Talking about generations

Many Japanese people learning English use the word “generation” to talk about “people” in general, as in,

Younger generations shop online much more than older generations do.

While this is not exactly wrong, it might not mean what the speaker thinks it means. In English, a generation is a defined group of people who were born around the same time and lived through the same cultural events.

Generations have a specific starting and ending point, and typically have names.

Baby Boomers (also called Boomers) were born after World War II ended when lots of people had lots of babies—we call this a “baby boom.” Born in the 1950s and early 1960s, Baby Boomers are now reaching retirement age, which means a huge number of adults are leaving the workforce all at the same time, creating a serious economic imbalance.

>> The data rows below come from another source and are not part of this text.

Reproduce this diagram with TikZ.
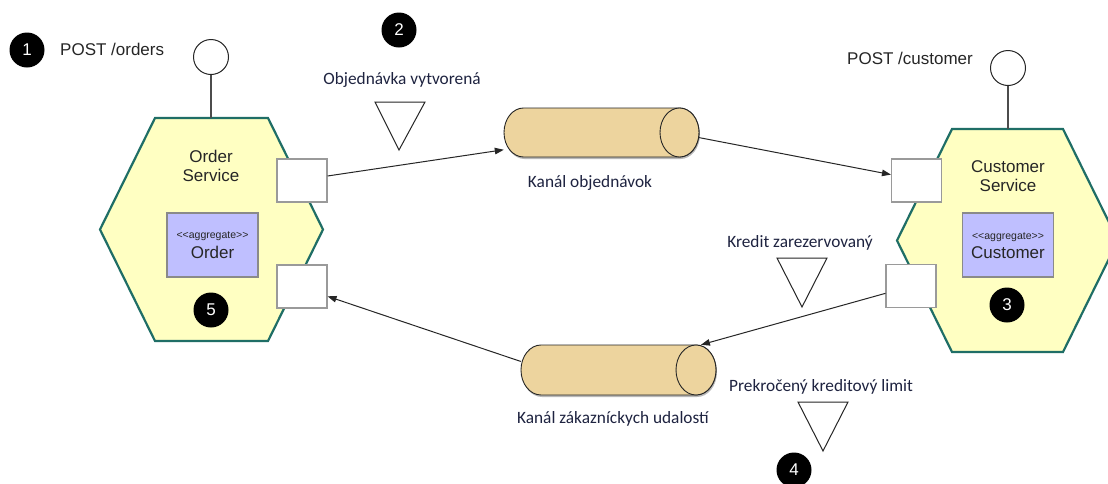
\documentclass[tikz,border=0pt]{standalone}
\usepackage{fontspec}
\setmainfont{Liberation Sans}
\newfontfamily\calib{Carlito}
\usetikzlibrary{shapes.geometric,arrows.meta,calc}
\definecolor{hexfill}{HTML}{FFFFC2}
\definecolor{hexline}{HTML}{1F6E66}
\definecolor{aggfill}{HTML}{BFBFFF}
\definecolor{aggline}{HTML}{8A8A8A}
\definecolor{cylfill}{HTML}{EDD49E}
\definecolor{portline}{HTML}{9A9A9A}
\definecolor{navy}{HTML}{1E2340}
\newcommand{\chan}[6]{% name, left, right, cy, rx, ry
  \fill[black, opacity=0.28] ({#2+#5+1},{#4-#6+2}) -- ({#3-#5+1},{#4-#6+2})
     arc[start angle=-90, end angle=90, x radius=#5, y radius=#6]
     -- ({#2+#5+1},{#4+#6+2})
     arc[start angle=90, end angle=270, x radius=#5, y radius=#6] -- cycle;
  \filldraw[cylbody] ({#2+#5},{#4-#6}) -- ({#3-#5},{#4-#6})
     arc[start angle=-90, end angle=90, x radius=#5, y radius=#6]
     -- ({#2+#5},{#4+#6})
     arc[start angle=90, end angle=270, x radius=#5, y radius=#6] -- cycle;
  \draw[cylbody] ({#3-#5},#4) ellipse[x radius=#5, y radius=#6];
  \node[rectangle, inner sep=0pt, minimum width={#3-#2}, minimum height={2*#6}] (#1) at ({(#2+#3)/2},#4) {};
}
\begin{document}
\begin{tikzpicture}[x=1pt,y=-1pt,
  hexa/.style={fill=hexfill, draw=hexline, line width=2.2pt, line join=miter},
  port/.style={rectangle, draw=portline, fill=white, line width=1.1pt, minimum width=50pt, minimum height=43pt, inner sep=0pt},
  agg/.style={rectangle, draw=aggline, fill=aggfill, line width=1.1pt, minimum width=91pt, minimum height=64pt, inner sep=0pt},
  badge/.style={circle, fill=black, text=white, minimum size=35pt, inner sep=0pt, font=\fontsize{17}{19}\selectfont},
  endpt/.style={circle, draw=black!85, fill=white, line width=1pt, minimum size=35pt, inner sep=0pt},
  lbl/.style={font=\fontsize{17}{19}\selectfont, text=black!85, inner sep=0pt, align=center},
  evt/.style={font=\calib\fontsize{17.3}{19}\selectfont, text=navy, inner sep=0pt},
  cylbody/.style={fill=cylfill, draw=black!85, line width=0.9pt},
  tri/.style={draw=black!85, fill=white, line width=1pt, line join=miter},
  conn/.style={draw=black!85, line width=1pt, -{Triangle[length=9pt,width=6.5pt]}},
  stem/.style={draw=black!70, line width=1.2pt}
]
\useasboundingbox (0,0) rectangle (1108,483);
\fill[white] (0,0) rectangle (1108,483);
\clip (0,0) rectangle (1108,483);

% hexagons
\draw[hexa] (155,118) -- (268,118) -- (323,229.5) -- (268,341) -- (155,341) -- (100,229.5) -- cycle;
\coordinate (hL) at (211,118);
\draw[hexa] (952,129) -- (1063,129) -- (1118,240.5) -- (1063,352) -- (952,352) -- (897,240.5) -- cycle;
\coordinate (hR) at (1008,129);

% endpoints
\node[endpt] (e1) at (211,57) {};
\draw[stem] (e1.south) -- (hL);
\node[endpt] (e2) at (1008,68) {};
\draw[stem] (e2.south) -- (hR);

\node[lbl, anchor=west] (post1) at (60,49) {POST /orders};
\node[lbl] (post2) at (910,58) {POST /customer};

% service titles
\node[lbl] (os) at (211,165.5) {Order\\Service};
\node[lbl] (cs) at (1008,176.5) {Customer\\Service};

% aggregates
\node[agg] (aggO) at (212.5,245) {};
\node[lbl, font=\fontsize{10.5}{12}\selectfont] (aggOs) at (212.5,236) {{<}{<}aggregate{>}{>}};
\node[lbl] (aggOn) at (212.5,252.5) {Order};
\node[agg] (aggC) at (1008,245) {};
\node[lbl, font=\fontsize{10.5}{12}\selectfont] (aggCs) at (1008,237) {{<}{<}aggregate{>}{>}};
\node[lbl] (aggCn) at (1008,252.5) {Customer};

% ports
\node[port] (p1) at (302,180.5) {};
\node[port] (p3) at (302,286.5) {};
\node[port] (p2) at (916.5,180.5) {};
\node[port] (p4) at (911,286) {};

% channels
\chan{c1}{504}{699}{132.5}{19.5}{24.5}
\node[evt] (c1l) at (590,183) {Kanál objednávok};
\chan{c2}{521}{716}{370}{20}{25}
\node[evt] (c2l) at (613,419) {Kanál zákazníckych udalostí};

% connectors
\draw[conn] (p1.10) -- (c1.190);
\draw[conn] (c1.-3) -- (p2.167);
\draw[conn] (p4.196) -- (c2.17);
\draw[conn] (c2.175) -- (p3.-21);

% events
\node[evt] (ev1) at (402,80) {Objednávka vytvorená};
\draw[tri] (375,102) -- (425,102) -- (399,150) -- cycle;
\node[evt] (ev2) at (800,243) {Kredit zarezervovaný};
\draw[tri] (777,258) -- (827,258) -- (802,307) -- cycle;
\node[evt] (ev3) at (821,387) {Prekročený kreditový limit};
\draw[tri] (798,402) -- (848,402) -- (823,451) -- cycle;

% badges
\node[badge] (b1) at (27,50) {1};
\node[badge] (b2) at (399,30) {2};
\node[badge] (b3) at (1007,305) {3};
\node[badge] (b4) at (794,470) {4};
\node[badge] (b5) at (211,310) {5};
\end{tikzpicture}
\end{document}
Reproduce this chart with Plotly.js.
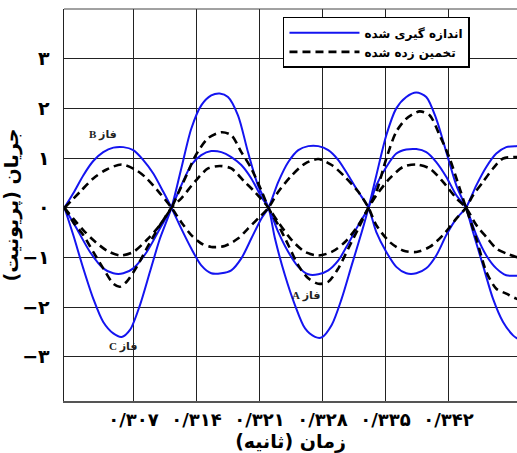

Developed countries like the U.S. and Japan are faced with the social issue of the aging Baby Boomer generation. Since Boomers were middle-aged at the time of the technological revolution, they find digital technology mysterious and often have a difficult time learning how to use it.

Generation Xers (also called Gen Xers) were born in the 1970s and 1980s and are now the bulk of the workforce. Gen Xers lived through the technological revolution, so they experienced the shift to using personal computers from typewriters, smartphones from landlines, email from handwritten letters. Since they’ve known both pre- and post-digital life, they tend to be fascinated with digital technology. Whereas Baby Boomers can often be intimidated by it, and Millenials take it for granted, GenXers revel in the new possibilities of a digital world.

Millenials are the young people entering the workforce. They were born in the 1990s and 2000s, around the turn of the millenium. This generation was born into a world that already had personal computers, the internet, and smartphones. For this reason, they’re called “digital natives”—growing up in a digital world, accustomed to connecting with nearly anyone, anytime, anywhere. Millenials have been called the world’s first true global citizens. They share their music, clothing styles, cultures, and attitudes across the world.

Generations can also be defined in smaller groups, for instance in a family. When parents, children, and grandparents spend time together, you can say that three generations are hanging out. Add great-grandparents and you have four generations!

So, saying "younger generations" or "older generations" includes a huge range of ages, and some listeners may want to know which generations you are talking about. If you don't know which generations you are talking about, then just say "people." 

Younger people shop online much more than older people do.

More specific language creates a stronger impression for the listener, so you could also say:

Millenials shop online much more than Baby Boomers do.

Both sentences are correct—and both are true!